I am that girl that people want to be.
I wasn’t always, being kinda small town and insignificant to others because I didn’t care about what type of alcohol to get, or what hangout spot to be at.
But tables do turn.
It is true what they say: God doesn’t give you everything. But He does give you something- exactly what you need to make it.
I’ve never really been bad at schoolwork since childhood. I don’t take myself to be some kind of academic ninja…but I’ve always gone home with good grades. It’s not easy for me to remember what I study, but thank God for principles. Before I knew it, I was the best in my pharmacy class at the university. I narrowly missed government sponsorship, by just a whisker, but God helped me beat the government-sponsored kids. He lifted me from glory to glory.
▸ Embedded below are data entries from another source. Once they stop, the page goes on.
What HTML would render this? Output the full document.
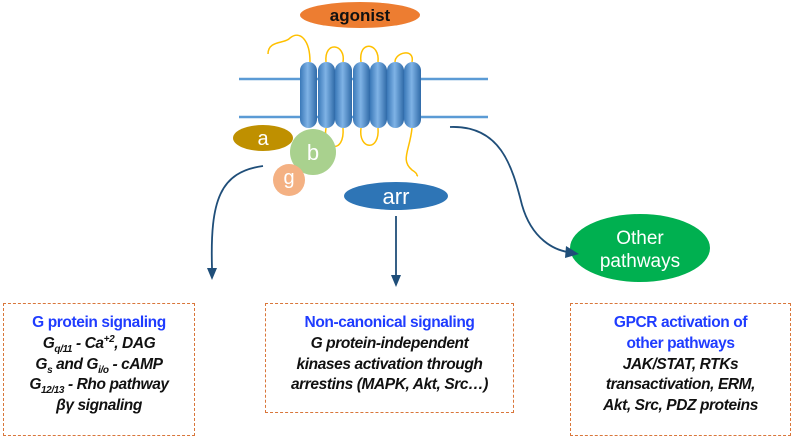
<!DOCTYPE html>
<html><head><style>
body{margin:0;width:798px;height:438px;background:#fff;overflow:hidden;position:relative;font-family:"Liberation Sans",sans-serif}
.box{position:absolute;border:1.5px dashed #d9763a;text-align:center;font-weight:bold;font-style:italic;font-size:15.5px;line-height:20.8px;color:#111;box-sizing:border-box;padding-top:9px;letter-spacing:-0.4px}
.t{color:#1f3cff;font-style:normal}
sub,sup{font-size:10px;line-height:0}
</style></head><body>
<svg width="798" height="438" style="position:absolute;left:0;top:0">
<defs><linearGradient id="h" x1="0" x2="1"><stop offset="0" stop-color="#3a78b8"/><stop offset="0.45" stop-color="#7fb3e6"/><stop offset="1" stop-color="#2f6aa8"/></linearGradient></defs>
<line x1="239" y1="79" x2="488" y2="79" stroke="#5b9bd5" stroke-width="2.5"/>
<line x1="239" y1="117" x2="488" y2="117" stroke="#5b9bd5" stroke-width="2.5"/>
<g fill="none" stroke="#ffc000" stroke-width="1.5">
<path d="M268 54 C268 40 285 44 290 38 C300 30 310 40 310 62"/>
<path d="M326 62 C324 40 346 44 343 62"/>
<path d="M361 62 C358 40 380 42 378 62"/>
<path d="M395 62 C395 52 415 48 412 62"/>
<path d="M326 128 C322 150 345 155 343 128"/>
<path d="M361 128 C358 150 380 152 378 128"/>
<path d="M412 128 C410 150 400 160 412 170 C420 175 415 175 418 176"/>
</g>
<g fill="url(#h)">
<rect x="300" y="62" width="17" height="66" rx="8.5"/>
<rect x="318" y="62" width="17" height="66" rx="8.5"/>
<rect x="335" y="62" width="17" height="66" rx="8.5"/>
<rect x="353" y="62" width="17" height="66" rx="8.5"/>
<rect x="370" y="62" width="17" height="66" rx="8.5"/>
<rect x="387" y="62" width="17" height="66" rx="8.5"/>
<rect x="404" y="62" width="17" height="66" rx="8.5"/>
</g>
<ellipse cx="360" cy="15" rx="60" ry="13" fill="#ed7d31"/>
<text x="360" y="21" font-size="17" font-weight="bold" text-anchor="middle" fill="#111">agonist</text>
<ellipse cx="263" cy="138" rx="30" ry="13" fill="#bf9000"/>
<text x="263" y="145" font-size="20" text-anchor="middle" fill="#fff">a</text>
<circle cx="313" cy="152" r="23" fill="#a9d18e"/>
<text x="313" y="160" font-size="22" text-anchor="middle" fill="#fff">b</text>
<circle cx="289" cy="180" r="16" fill="#f4b183"/>
<text x="289" y="184" font-size="20" text-anchor="middle" fill="#fff">g</text>
<ellipse cx="396" cy="196" rx="52" ry="14" fill="#2e75b6"/>
<text x="396" y="204" font-size="22" text-anchor="middle" fill="#fff">arr</text>
<ellipse cx="640" cy="248" rx="70" ry="34" fill="#00b050"/>
<text x="640" y="244" font-size="19" text-anchor="middle" fill="#fff">Other</text>
<text x="640" y="267" font-size="19" text-anchor="middle" fill="#fff">pathways</text>
<g stroke="#1f4e79" stroke-width="1.8" fill="none">
<path d="M263 166 C220 172 210 200 212 268"/>
<line x1="396" y1="216" x2="396" y2="276"/>
<path d="M450 127 C500 125 512 165 522 205 C532 240 555 250 568 252"/>
</g>
<g fill="#1f4e79">
<path d="M207 268 L217 268 L212 280 Z"/>
<path d="M391 275 L401 275 L396 287 Z"/>
<path d="M566 246 L579 254 L565 258 Z"/>
</g>
</svg>
<div class="box" style="left:3px;top:303px;width:192px;height:133px"><span class="t">G protein signaling</span><br>G<sub>q/11</sub> - Ca<sup>+2</sup>, DAG<br>G<sub>s</sub> and G<sub>i/o</sub> - cAMP<br>G<sub>12/13</sub> - Rho pathway<br>βγ signaling</div>
<div class="box" style="left:265px;top:303px;width:249px;height:110px"><span class="t">Non-canonical signaling</span><br>G protein-independent<br>kinases activation through<br>arrestins (MAPK, Akt, Src…)</div>
<div class="box" style="left:570px;top:303px;width:221px;height:133px"><span class="t">GPCR activation of<br>other pathways</span><br>JAK/STAT, RTKs<br>transactivation, ERM,<br>Akt, Src, PDZ proteins</div>
</body></html>
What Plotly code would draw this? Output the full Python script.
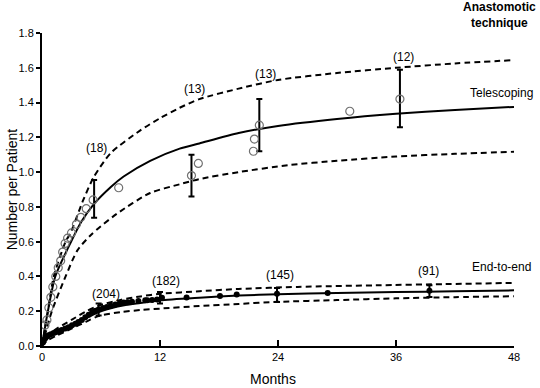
import plotly.graph_objects as go

# ---------------- data ----------------
# Telescoping: fitted curve and confidence band
tel_x = [0, 0.5, 1.35, 2.7, 4, 5.25, 7, 8.3, 11, 14, 16, 20, 24, 30, 36, 42, 48]
tel_y = [0, 0.17, 0.40, 0.57, 0.715, 0.815, 0.915, 0.975, 1.065, 1.135, 1.165, 1.225, 1.265, 1.305, 1.335, 1.357, 1.375]
tel_up_x = [0, 0.6, 1.2, 2.4, 2.9, 4.2, 5.25, 7, 10, 12, 14, 16, 20, 24, 30, 36, 42, 48]
tel_up_y = [0, 0.20, 0.40, 0.60, 0.65, 0.84, 0.97, 1.11, 1.24, 1.31, 1.37, 1.42, 1.48, 1.53, 1.57, 1.60, 1.625, 1.644]
tel_lo_x = [0, 1, 2.4, 3.6, 5, 7.6, 11, 14, 16, 20, 25, 30, 36, 42, 48]
tel_lo_y = [0, 0.20, 0.40, 0.55, 0.64, 0.76, 0.88, 0.93, 0.96, 1.00, 1.04, 1.065, 1.09, 1.105, 1.117]

# Telescoping observed points (open circles)
tel_pts_x = [0.3, 0.5, 0.7, 0.9, 1.1, 1.4, 1.65, 1.9, 2.1, 2.35, 2.6, 3.0, 3.5, 3.95, 4.5, 5.2, 7.8,
             15.2, 15.9, 21.5, 21.6, 22.1, 31.3, 36.4]
tel_pts_y = [0.12, 0.15, 0.22, 0.28, 0.34, 0.40, 0.45, 0.49, 0.54, 0.59, 0.62, 0.65, 0.70, 0.74, 0.79, 0.84, 0.91,
             0.98, 1.05, 1.12, 1.19, 1.27, 1.35, 1.42]
tel_err_x = [5.3, 15.2, 22.1, 36.4]
tel_err_y = [0.846, 0.98, 1.27, 1.423]
tel_err_e = [0.108, 0.12, 0.15, 0.165]

# End-to-end: fitted curve and confidence band
ete_x = [0, 0.3, 0.7, 1.5, 2.5, 3.5, 4.5, 5.75, 7, 8.5, 10, 12, 16, 20, 24, 30, 36, 42, 48]
ete_y = [0, 0.04, 0.06, 0.08, 0.10, 0.13, 0.16, 0.195, 0.217, 0.235, 0.247, 0.263, 0.278, 0.29, 0.298, 0.305, 0.31, 0.315, 0.32]
ete_up_x = [0, 0.5, 1.5, 3, 4.5, 5.75, 8, 10, 12, 16, 20, 26, 34, 41, 48]
ete_up_y = [0, 0.06, 0.10, 0.15, 0.20, 0.232, 0.265, 0.285, 0.30, 0.315, 0.328, 0.34, 0.349, 0.356, 0.363]
ete_lo_x = [0, 0.5, 1.5, 3, 4.5, 5.75, 8, 10, 12, 16, 20, 24, 30, 36, 42, 48]
ete_lo_y = [0, 0.03, 0.06, 0.10, 0.14, 0.172, 0.195, 0.207, 0.215, 0.23, 0.242, 0.254, 0.264, 0.274, 0.281, 0.286]

# End-to-end observed points (filled dots)
ete_pts_x = [0.1, 0.2, 0.34, 0.5, 0.67, 0.9, 1.18, 1.4, 1.69, 2.0, 2.37, 2.7, 3.05, 3.4, 3.7, 4.05, 4.4, 4.75,
             5.1, 5.45, 5.76, 6.2, 6.6, 7.0, 7.46, 7.9, 8.3, 8.7, 9.15, 9.8, 10.5, 10.7, 11.2, 11.7,
             12.2, 14.7, 18.1, 19.8, 23.9, 29.05, 39.4]
ete_pts_y = [0.02, 0.035, 0.045, 0.055, 0.062, 0.068, 0.075, 0.079, 0.085, 0.092, 0.10, 0.108, 0.119, 0.128, 0.138,
             0.15, 0.165, 0.18, 0.196, 0.203, 0.21, 0.218, 0.225, 0.232, 0.238, 0.245, 0.25, 0.252, 0.255, 0.259,
             0.263, 0.263, 0.265, 0.267, 0.277, 0.279, 0.288, 0.296, 0.30, 0.305, 0.318]
ete_err_x = [5.76, 12.0, 23.9, 39.4]
ete_err_y = [0.21, 0.277, 0.293, 0.316]
ete_err_e = [0.034, 0.033, 0.04, 0.034]

# Number of patients labels
n_labels = ["(18)", "(13)", "(13)", "(12)", "(204)", "(182)", "(145)", "(91)"]
n_lab_x = [5.5, 15.5, 22.7, 36.8, 6.5, 12.6, 24.2, 39.3]
n_lab_y = [1.136, 1.476, 1.564, 1.663, 0.297, 0.374, 0.407, 0.43]

x_ticks = [0, 12, 24, 36, 48]
y_ticks = [0.0, 0.2, 0.4, 0.6, 0.8, 1.0, 1.2, 1.4, 1.6, 1.8]

# ---------------- figure ----------------
fig = go.Figure()

def curve(x, y, dash):
    fig.add_trace(go.Scatter(x=x, y=y, mode="lines",
                             line=dict(color="black", width=2, dash=dash, shape="spline", smoothing=0.7),
                             hoverinfo="skip", showlegend=False))

DASH = "6px,4px"
curve(tel_up_x, tel_up_y, DASH)
curve(tel_lo_x, tel_lo_y, DASH)
curve(tel_x, tel_y, "solid")
curve(ete_up_x, ete_up_y, DASH)
curve(ete_lo_x, ete_lo_y, DASH)
curve(ete_x, ete_y, "solid")

# error bars
for ex, ey, ee in [(tel_err_x, tel_err_y, tel_err_e), (ete_err_x, ete_err_y, ete_err_e)]:
    fig.add_trace(go.Scatter(x=ex, y=ey, mode="markers",
                             marker=dict(size=1, color="rgba(0,0,0,0)"),
                             error_y=dict(type="data", array=ee, visible=True,
                                          color="black", thickness=2, width=3),
                             showlegend=False, hoverinfo="skip"))

fig.add_trace(go.Scatter(x=tel_pts_x, y=tel_pts_y, mode="markers",
                         marker=dict(symbol="circle-open", size=8, color="#707070", line=dict(width=1.2)),
                         showlegend=False, cliponaxis=False))
fig.add_trace(go.Scatter(x=ete_pts_x, y=ete_pts_y, mode="markers",
                         marker=dict(symbol="circle", size=6, color="black"),
                         showlegend=False, cliponaxis=False))

annotations = []
for t, ax_, ay_ in zip(n_labels, n_lab_x, n_lab_y):
    annotations.append(dict(x=ax_, y=ay_, xref="x", yref="y", text=t, showarrow=False,
                            font=dict(size=12, color="black")))
annotations += [
    dict(x=1.044, y=1.455, xref="paper", yref="y", text="Telescoping", showarrow=False,
         xanchor="right", font=dict(size=12, color="black")),
    dict(x=1.04, y=0.455, xref="paper", yref="y", text="End-to-end", showarrow=False,
         xanchor="right", font=dict(size=12, color="black")),
    dict(x=0.97, y=1.058, xref="paper", yref="paper", text="<b>Anastomotic<br>technique</b>",
         showarrow=False, xanchor="center", yanchor="middle", font=dict(size=12, color="black")),
    dict(x=0.489, y=-0.105, xref="paper", yref="paper", text="Months", showarrow=False,
         xanchor="center", yanchor="middle", font=dict(size=14, color="black")),
    dict(x=-0.064, y=0.5, xref="paper", yref="paper", text="Number per Patient", showarrow=False,
         textangle=-90, xanchor="center", yanchor="middle", font=dict(size=14, color="black")),
]

fig.update_layout(
    width=540, height=388,
    margin=dict(l=42, r=26, t=33, b=42),
    paper_bgcolor="white", plot_bgcolor="white",
    font=dict(family="Liberation Sans, Arial, sans-serif", color="black", size=11),
    annotations=annotations,
    xaxis=dict(range=[0, 48], tickvals=x_ticks, ticktext=[str(v) for v in x_ticks],
               showline=True, linecolor="black", linewidth=2, ticks="inside", ticklen=6,
               tickwidth=2, tickcolor="black", showgrid=False, zeroline=False,
               automargin=False, tickfont=dict(size=11)),
    yaxis=dict(range=[0, 1.8], tickvals=y_ticks, tickformat=".1f",
               showline=True, linecolor="black", linewidth=2, ticks="outside", ticklen=4,
               tickwidth=2, tickcolor="black", showgrid=False, zeroline=False,
               automargin=False, tickfont=dict(size=11)),
)

fig.write_html("out.html", config={"displayModeBar": False},
               post_script="document.body.style.margin='0px';")
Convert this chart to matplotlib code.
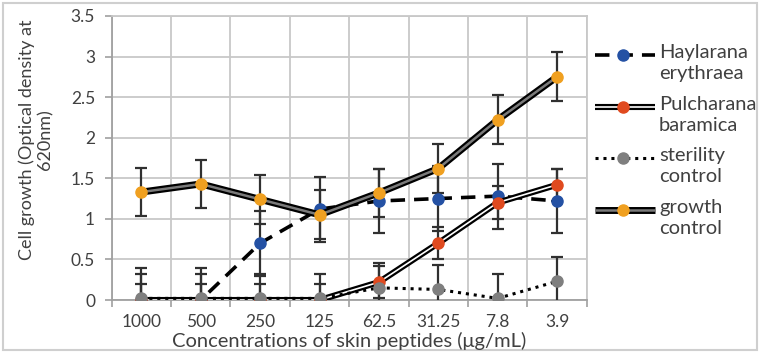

Then, I often state: I am not the most outgoing person. Matter of fact, I’m probably the most antisocial person I know. But how I was voted most outstanding student at school was lost on me. I don’t know what they saw in me, but they did. Then it all happened: the leadership post, the responsibilities, the assignments, and the rewards.
To have someone say they want to be like me…that is surreal. Like, you don’t know my struggle. You don’t know what goes through my mind. You don’t know how many times I’ve hard I’ve had to try to make things perfect. You don’t know that most times I’ve put on a mask for you, because I also get fed up of baring myself. You don’t know that I try so hard to polish this image for the outside person. You don’t know that I’d rather sit around reading good books. You probably don’t know that laughter is something I treasure, even if I sometimes don’t find the world as fynny as it should be, enough to make me chortle.
And yet, you want to be like me. I don’t get how I got to this point, but I’m here. I’m that girl- the one with the traits and principles that really matter- the things I’ve tried so hard to muster and have finally got the hang of. You see me as gold…oh well, beauty lies in the eyes of the beholder. You think I’m invincible; that I can do anything if I just put my mind to it. You think I can solve world problems, cure cancer, the works.
I know my limitations, but you don’t. I don’t know how far I can go, but perhaps you do. So, hey, as you wish to be me, you better be ready to carry my weight of cross.